Sus centelleantes e hipnóticos ojos color violeta y su menuda aunque turbadora anatomía convirtieron a Elizabeth Taylor (Londres, 1932-Los Ángeles, 2011), desde su tardoadolescencia, en la personificación de un nuevo erotismo que prosperó de forma abundante en el cine hollywoodiense durante la década de los cincuenta y los sesenta. El 23 de marzo se cumplieron 10 años del fallecimiento de un mito de la gran pantalla, una mujer que brilló al mostrar un empoderamiento sexual sin precedentes y una fuerza en la pantalla que asumía abiertamente su propia independencia, alejándose del rol subsidiario que se le asignó desde los albores del cine.

Taylor, que durante la última etapa de su vida combatió con firmeza la devastadora epidemia del sida y otras causas solidarias, recogió el testigo de otro erotismo: el que surgiría durante los años más duros de la posguerra, más objetual que liberador, más carnal que sinuoso, que ya barruntaba el extendido fenómeno de la femme fatale en las pantallas. Un testigo que enarboló durante toda su vida con un poder de fascinación transversal entre el público y que la transformaría en uno de los grandes objetos de culto del ancho firmamento hollywoodiense.

Pese a su brillante carrera profesional, es un hecho fácilmente constatable que la protagonista de Cleopatra (1963), de Joseph L. Mankiewicz, y de tantos filmes memorables del Hollywood clásico, se la ha asociado popularmente con sus aspectos biográficos más triviales y anecdóticos, opacando, de alguna manera, una larga trayectoria artística sembrada de personajes que han quedado fijados a fuego en el imaginario cultural de varias generaciones, como todos aquellos donde dejó su huella indeleble, tanto en su dimensión puramente estelar como en su más que notoria influencia social.
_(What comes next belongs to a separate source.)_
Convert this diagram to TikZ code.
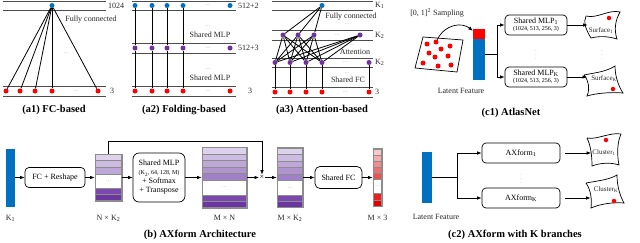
\documentclass[tikz,border=0pt]{standalone}
\usepackage{fontspec}
\setmainfont{Liberation Serif}
\usetikzlibrary{arrows.meta,positioning}
\definecolor{dblue}{HTML}{0070C0}
\definecolor{dpurple}{HTML}{7030A0}
\definecolor{dred}{HTML}{FF0000}
\definecolor{pA}{HTML}{DDD2EB}
\definecolor{pB}{HTML}{CDBCE1}
\definecolor{pC}{HTML}{BEA8D8}
\definecolor{pD}{HTML}{AF94CE}
\definecolor{pE}{HTML}{A080C6}
\definecolor{pF}{HTML}{7B49AD}
\definecolor{pG}{HTML}{6C36A2}
\definecolor{rA}{HTML}{F9CACA}
\definecolor{rB}{HTML}{F6ACAC}
\definecolor{rC}{HTML}{F38E8E}
\definecolor{rD}{HTML}{EF7070}
\definecolor{rE}{HTML}{EC5252}
\definecolor{rF}{HTML}{E82020}
\definecolor{rG}{HTML}{E30000}
\begin{document}
\begin{tikzpicture}[x=1pt,y=-1pt,font=\fontsize{8}{9}\selectfont,>=Latex,
 lay/.style={line width=.9pt,black!70},
 bdot/.style={circle,inner sep=0pt,minimum size=5pt,fill=dblue},
 pdot/.style={bdot,fill=dpurple},
 rdot/.style={bdot,fill=dred},
 ell/.style={inner sep=0pt,text=black!45,font=\fontsize{5}{5}\selectfont},
 lbl/.style={inner sep=1pt,text=black!85},
 box/.style={draw,rounded corners=4pt,align=center,line width=.7pt,inner sep=1pt},
 arr/.style={-{Latex[length=4.5pt,width=3.5pt]},line width=.7pt},
 stk/.style={draw=black!45,fill=black!45,line width=.8pt,inner sep=0pt},
 fbar/.style={fill=dblue,inner sep=0pt,minimum width=10pt},
 blob/.style={line width=.7pt},
 capt/.style={font=\bfseries\fontsize{10.5}{12}\selectfont}]
\useasboundingbox (0,0) rectangle (640,242);

% (a1)
\foreach \y in {1,10,86,96} \draw[lay] (3,\y) -- (106,\y);
\node[bdot] (a1t) at (52,5.5) {};
\foreach \i/\x in {1/6,2/20,3/35,4/52,5/98} \node[rdot] (a1r\i) at (\x,91) {};
\foreach \i in {1,...,5} \draw[line width=.8pt] (a1t) -- (a1r\i);
\node[lbl] (a1fc) at (91,20) {Fully connected};
\node[ell] (a1e1) at (66,53) {\dots};
\node[ell] (a1e2) at (76,91) {\dots};
\node[lbl,anchor=west] (a1l1) at (107,5.5) {1024};
\node[lbl] (a1l2) at (112,91) {3};
\node[capt] (a1cap) at (54,110) {(a1) FC-based};

% (a2)
\foreach \y in {1,10,43,53,86,96} \draw[lay] (132,\y) -- (236,\y);
\foreach \i/\x in {1/135,2/152,3/167,4/183,5/230} {
  \node[bdot] (a2b\i) at (\x,5.5) {};
  \node[pdot] (a2p\i) at (\x,48) {};
  \node[rdot] (a2r\i) at (\x,91) {};}
\foreach \i in {1,...,4} \draw[line width=.8pt] (a2b\i) -- (a2p\i) -- (a2r\i);
\foreach \i/\y in {1/5.5,2/48,3/91} \node[ell] (a2e\i) at (208,\y) {\dots};
\node[ell] (a2e4) at (208,26) {\dots};
\node[lbl] (a2m1) at (210,35) {Shared MLP};
\node[ell] (a2e5) at (208,69) {\dots};
\node[lbl] (a2m2) at (210,78) {Shared MLP};
\node[lbl,anchor=west] (a2l1) at (237,5.5) {512+2};
\node[lbl,anchor=west] (a2l2) at (237,48) {512+3};
\node[lbl] (a2l3) at (250,91) {3};
\node[capt] (a2cap) at (184,110) {(a2) Folding-based};

% (a3)
\foreach \y in {1,10,30,40,58,67,87,97} \draw[lay] (272,\y) -- (373,\y);
\node[bdot] (a3t) at (322,5.5) {};
\foreach \i/\x in {1/283,2/298,3/314,4/360} \node[pdot] (a3p\i) at (\x,35) {};
\foreach \i/\x in {1/275,2/290,3/306,4/322,5/369} {
  \node[pdot] (a3q\i) at (\x,62.5) {};
  \node[rdot] (a3r\i) at (\x,92) {};}
\foreach \i in {1,2,3} \draw[line width=.8pt] (a3t) -- (a3p\i);
\foreach \i in {1,...,4} \foreach \j in {1,...,4} \draw[line width=.8pt] (a3p\i) -- (a3q\j);
\foreach \i in {1,...,5} \draw[line width=.8pt] (a3q\i) -- (a3r\i);
\node[lbl] (a3fc) at (351,17) {Fully connected};
\node[ell] (a3e1) at (347,24) {\dots};
\node[ell] (a3e2) at (337,35) {\dots};
\node[ell] (a3e3) at (352,45) {\dots};
\node[lbl] (a3at) at (355,52) {Attention};
\node[ell] (a3e4) at (345,62.5) {\dots};
\node[ell] (a3e5) at (347,73) {\dots};
\node[lbl] (a3sf) at (348,80) {Shared FC};
\node[ell] (a3e6) at (345,92) {\dots};
\node[lbl,anchor=west] (a3l1) at (374,5.5) {K\textsubscript{1}};
\node[lbl,anchor=west] (a3l2) at (374,35) {K\textsubscript{2}};
\node[lbl,anchor=west] (a3l3) at (374,62.5) {K\textsubscript{2}};
\node[lbl,anchor=west] (a3l4) at (374,92) {3};
\node[capt] (a3cap) at (322,110) {(a3) Attention-based};

% (c1)
\node[lbl] (samp) at (437,13) {[0, 1]\textsuperscript{2} Sampling};
\draw[blob] (423,37) -- (463,40) -- (457,72) -- (415,68) -- cycle;
\foreach \i/\x/\y in {1/427/44,2/436/42,3/450/46,4/429/53,5/441/49,6/435/57,7/448/56,8/423/63,9/438/66,10/451/65}
  \node[rdot] (s\i) at (\x,\y) {};
\node[fbar,fill=dred,minimum width=12pt,minimum height=10pt] (latr) at (479,34) {};
\node[fbar,minimum width=12pt,minimum height=41pt] (latb) at (479,59.5) {};
\draw[arr] (s2) .. controls (445,24) and (462,22) .. ([yshift=-2pt]latr.north west);
\node[lbl] (latl) at (461,91) {Latent Feature};
\coordinate (c1j) at (497,54);
\draw[line width=.7pt] (latb.east |- c1j) -- (c1j);
\node[box,minimum width=62pt,minimum height=20pt] (mlp1) at (536,25) {Shared MLP\textsubscript{1}\\[-1.5pt]{\fontsize{6}{6.5}\selectfont (1024, 513, 256, 3)}};
\node[box,minimum width=62pt,minimum height=20pt] (mlpk) at (536,77) {Shared MLP\textsubscript{K}\\[-1.5pt]{\fontsize{6}{6.5}\selectfont (1024, 513, 256, 3)}};
\draw[arr] (c1j) |- (mlp1);
\draw[arr] (c1j) |- (mlpk);
\node[ell] (c1v1) at (536,52) {$\vdots$};
\node[lbl,font=\fontsize{7}{8}\selectfont] (surf1) at (601,31) {Surface\textsubscript{1}};
\draw[blob] (586,16) .. controls (597,19) and (609,9) .. (620,12) .. controls (615,21) and (614,30) .. (617,39) .. controls (607,36) and (599,36) .. (591,38) .. controls (586,30) and (583,22) .. (586,16);
\node[rdot,minimum size=4.5pt] (sf1) at (609,18) {};
\node[lbl,font=\fontsize{7}{8}\selectfont] (surfk) at (604,79) {Surface\textsubscript{K}};
\draw[blob] (584,75) .. controls (593,73) and (606,72) .. (615,66) .. controls (615,77) and (619,87) .. (623,93) .. controls (611,92) and (597,93) .. (587,96) .. controls (590,89) and (589,81) .. (584,75);
\node[rdot,minimum size=4.5pt] (sfk) at (613,89) {};
\node[ell] (c1v2) at (602,52) {$\vdots$};
\draw[arr] (mlp1.east) -- (mlp1.east -| surf1.west);
\draw[arr,shorten >=3pt] (mlpk.east) -- (mlpk.east -| surfk.west);
\node[capt] (c1cap) at (511,113) {(c1) AtlasNet};

% (b)
\node[fbar,minimum width=9pt,minimum height=58pt] (k1) at (10.5,177.5) {};
\node[lbl] (k1l) at (10.5,218) {K\textsubscript{1}};
\node[box,minimum width=60pt,minimum height=20pt] (rsh) at (55,177.5) {FC + Reshape};
\node[stk,minimum width=27pt,minimum height=47pt] (nk) at (108.5,177.5) {};
\foreach \ya/\yb/\c in {155/160/pA,161/167/pB,168/173.5/pC,174.5/187.5/white,188.5/194/pF,195/200/pG}
  \fill[\c] (96,\ya) rectangle (121,\yb);
\node[ell] (nke) at (108.5,181) {\dots};
\node[lbl] (nkl) at (108.5,218) {N × K\textsubscript{2}};
\node[box,minimum width=52pt,minimum height=49pt,rounded corners=6pt] (smlp) at (159,177.5) {Shared MLP\\{\fontsize{6}{6.5}\selectfont (K\textsubscript{2}, 64, 128, M)}\\+ Softmax\\+ Transpose};
\node[stk,minimum width=45pt,minimum height=61pt] (mn) at (224.5,177.5) {};
\foreach \ya/\yb/\c in {148/153.5/pA,154.5/160/pB,161/166.5/pC,167.5/173/pD,174/179.5/pE,180.5/194.5/white,195.5/201/pF,202/207/pG}
  \fill[\c] (203,\ya) rectangle (246,\yb);
\node[ell] (mne) at (224.5,187.5) {\dots};
\node[lbl] (mnl) at (224.5,218) {M × N};
\node[inner sep=.5pt] (tm) at (262,177.5) {×};
\node[stk,minimum width=26pt,minimum height=60pt] (mk) at (290,177.5) {};
\foreach \ya/\yb/\c in {148.5/154/pA,155/160.5/pB,161.5/167/pC,168/173.5/pD,174.5/180/pE,181/194.5/white,195.5/201/pF,202/206.5/pG}
  \fill[\c] (278,\ya) rectangle (302,\yb);
\node[ell] (mke) at (290,188) {\dots};
\node[lbl] (mkl) at (290,218) {M × K\textsubscript{2}};
\node[box,minimum width=47pt,minimum height=22pt,rounded corners=5pt] (sfc) at (338.5,177.5) {Shared FC};
\node[stk,minimum width=9pt,minimum height=58pt] (m3) at (377.5,177.5) {};
\foreach \ya/\yb/\c in {149.5/154.5/rA,155.5/160.5/rB,161.5/166.5/rC,167.5/172.5/rD,173.5/178.5/rE,179.5/192.5/white,193.5/199.5/rF,200.5/205.5/rG}
  \fill[\c] (374,\ya) rectangle (381,\yb);
\node[ell] (m3e) at (377.5,186) {\dots};
\node[lbl] (m3l) at (377.5,218) {M × 3};
\coordinate (skip) at (262,141);
\draw[arr] (nk.north) |- (skip) -- (tm);
\foreach \a/\b in {k1/rsh,rsh/nk,nk/smlp,smlp/mn,mn/tm,tm/mk,mk/sfc,sfc/m3} \draw[arr] (\a) -- (\b);
\node[capt] (bcap) at (200,235) {(b) AXform Architecture};

% (c2)
\node[fbar,minimum height=51pt] (lat2) at (427,177.5) {};
\node[lbl] (lat2l) at (436,217) {Latent Feature};
\coordinate (c2j) at (457,177.5);
\draw[line width=.7pt] (lat2) -- (c2j);
\node[box,minimum width=78pt,minimum height=20pt] (ax1) at (521,153) {AXform\textsubscript{1}};
\node[box,minimum width=78pt,minimum height=20pt] (axk) at (521,198) {AXform\textsubscript{K}};
\draw[arr] (c2j) |- (ax1);
\draw[arr] (c2j) |- (axk);
\node[ell] (c2v1) at (521,176) {$\vdots$};
\node[lbl,font=\fontsize{7}{8}\selectfont] (cl1) at (604,153) {Cluster\textsubscript{1}};
\draw[blob] (587,138) .. controls (597,140) and (610,132) .. (621,134) .. controls (617,143) and (617,155) .. (619,165) .. controls (610,162) and (600,163) .. (592,166) .. controls (592,157) and (591,146) .. (587,138);
\node[rdot,minimum size=4.5pt] (cd1) at (606,140) {};
\node[lbl,font=\fontsize{7}{8}\selectfont] (clk) at (606,190) {Cluster\textsubscript{K}};
\draw[blob] (586,183) .. controls (596,181) and (609,180) .. (617,175) .. controls (617,186) and (620,196) .. (624,203) .. controls (613,202) and (600,204) .. (591,208) .. controls (592,200) and (591,190) .. (586,183);
\node[rdot,minimum size=4.5pt] (cdk) at (614,201) {};
\node[ell] (c2v2) at (607,175) {$\vdots$};
\draw[arr,shorten <=5pt] (ax1.east) -- (ax1.east -| cl1.west);
\draw[arr,shorten <=5pt,shorten >=2pt] (axk.east) -- (axk.east -| clk.west);
\node[capt] (c2cap) at (515,235) {(c2) AXform with K branches};
\end{tikzpicture}
\end{document}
Por eso, definir el perfil artístico y profesional de una personalidad tan polémica, tan compleja y explosiva como la suya, y más ahora que se cumple una década de su muerte, supone despegarse de los numerosos lugares comunes que cercaron siempre su imagen desde sus inicios, cuando se convirtió en una de las niñas prodigios más admiradas del momento. Taylor inició años después su cadena de controvertidos matrimonios con personalidades tan disímiles como Richard Burton, Eddie Fisher, Michael Todd, Michael Wilding, John Warner o Nicky Hilton, con cuyas relaciones fue generando a su alrededor una imagen absolutamente distorsionada de su talento.

El caso de Taylor reunía determinadas circunstancias que contribuyeron a fagocitar su carrera más allá de la aureola estelar que arrastraba desde su sonado debut juvenil en los años cuarenta. Su agitada vida sentimental y su posterior adicción al alcohol y a las drogas no impidieron, como sí sucedió con la vida profesional de estrellas de su generación, su rápido ascenso a la cima de Hollywood mediante sus propios méritos hasta el punto de generar una filmografía excepcional en la que no faltan papeles tan vigorosos y relevantes como, pongamos por caso, el de la atormentada protagonista alcohólica de ¿Quién teme a Virgina Woolf? (1966).

En 1956 protagoniza, junto a James Dean y Rock Hudson, el gran drama social Gigante mostrando su enorme capacidad para metamorfosearse en una mujer del Sur, pese a su procedencia norteña en medio de un enmarañado conflicto de intereses entre los grandes ganaderos y los nuevos dueños de las grandes plataformas petrolíferas. El árbol de la vida (Raintree County, 1957) fue otro de sus grandes éxitos ampliamente bendecidos por la crítica.

En La gata sobre el tejado de zinc (Cat on a Hot Tin Roof, 1958), del gran Richard Brooks, basada en la pieza teatral de Tennesse Williams, borda su papel de Maggie, la esposa de un joven inadaptado (Paul Newman) de familia acomodada que enjuaga sus frustraciones personales con la ingesta continua de alcohol y mostrando, al propio tiempo, el profundo desprecio que siente por su entorno familiar. Típico conflicto del genial escritor sureño convertido, por mor del talento de Brooks en la dirección de actores, en una obra maestra sin paliativos.

En 1963 no duda lo más mínimo en asumir el papel de la reina Cleopatra en una megaproducción sin parangón. Liz Taylor no tuvo el menor empacho en exigirle a la compañía la friolera de un millón de dólares. Oferta que la convertía automáticamente en la actriz cinematográfica mejor pagada del planeta. Y pese a que la producción en su conjunto supuso la ruina virtual de la compañía, Cleopatra muestra la admirable habilidad, ayudada por supuesto de su inimitable belleza y por las legiones de asesores de vestuario que tuvo a su servicio, para construir un personaje que se aloja en la memoria de millones de espectadores como un signo imborrable de uno de los iconos más genuinos de la era del tecnicolor.